- Born: 20 April 1920 Amta, Howrah, Bengal, British India
- Died: 5 February 2014 (aged 93) Kolkata, West Bengal, India
- Occupation: Singer
- Years active: 1932-1970s
- Known for: Bhajan, Bengali Music
- Awards: Padma Shri

= Juthika Roy =

Indian singer (1920–2014)

Juthika Roy (20 April 1920 – 5 February 2014) was a Classical and Bhajan (devotional) singer from India. She had sung more than 200 Hindi and more than 100 Bengali film and modern songs. She also sung many Rabindrasangeet, Najrulgeeti and popular modern songs. Tracks such as "Sanjher Taroka Ami", "Emoni Borosha Chilo Sedin", "Jani Jani Priyo", "Dol Diye Kea Jai Amare", "Eai Jomunari Tire" and "Tumi Jodi Radhe Hote Shyam" are some of the hit songs in her four-decade long career. She recorded devotional songs for the Hindi film industry also.
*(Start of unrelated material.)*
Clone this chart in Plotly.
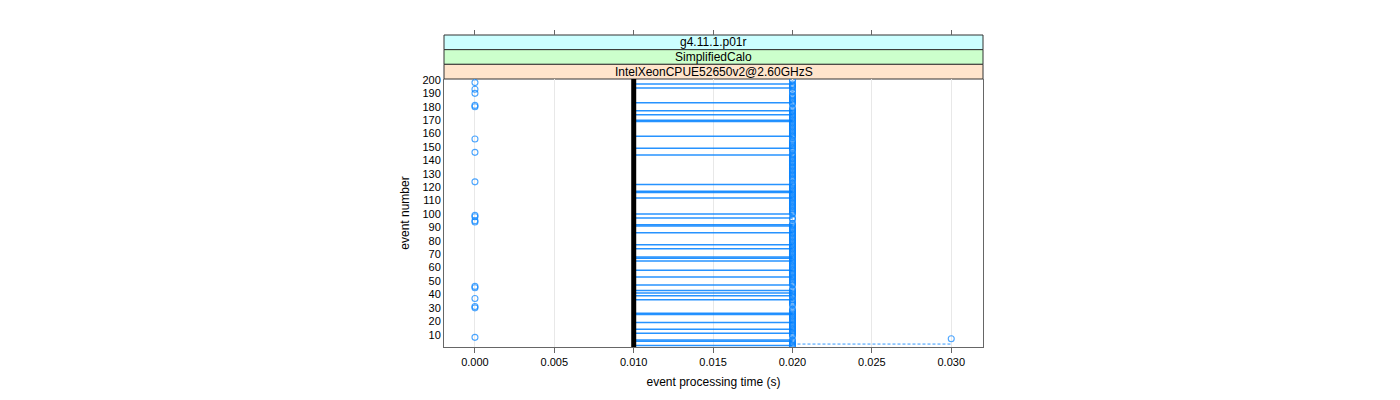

She was awarded the Padma Shri, the fourth highest civilian award in India, in 1972.

==Life==
Juthika Roy was born in 1920 at Amta, Howrah, Bengal, She started singing at an early age. She recorded her first album in 1932, at age 12 years old. She sang many songs under music director and her mentor Kazi Nazrul Islam and Bengali music director Kamal Dasgupta. Her admirers included Mahatma Gandhi and Jawaharlal Nehru. She died on 5 February 2014 in hospital at Kolkata after a prolonged illness, aged 93.

==Awards==
- She was awarded the Padma Shri in 1972 by Union Government of India.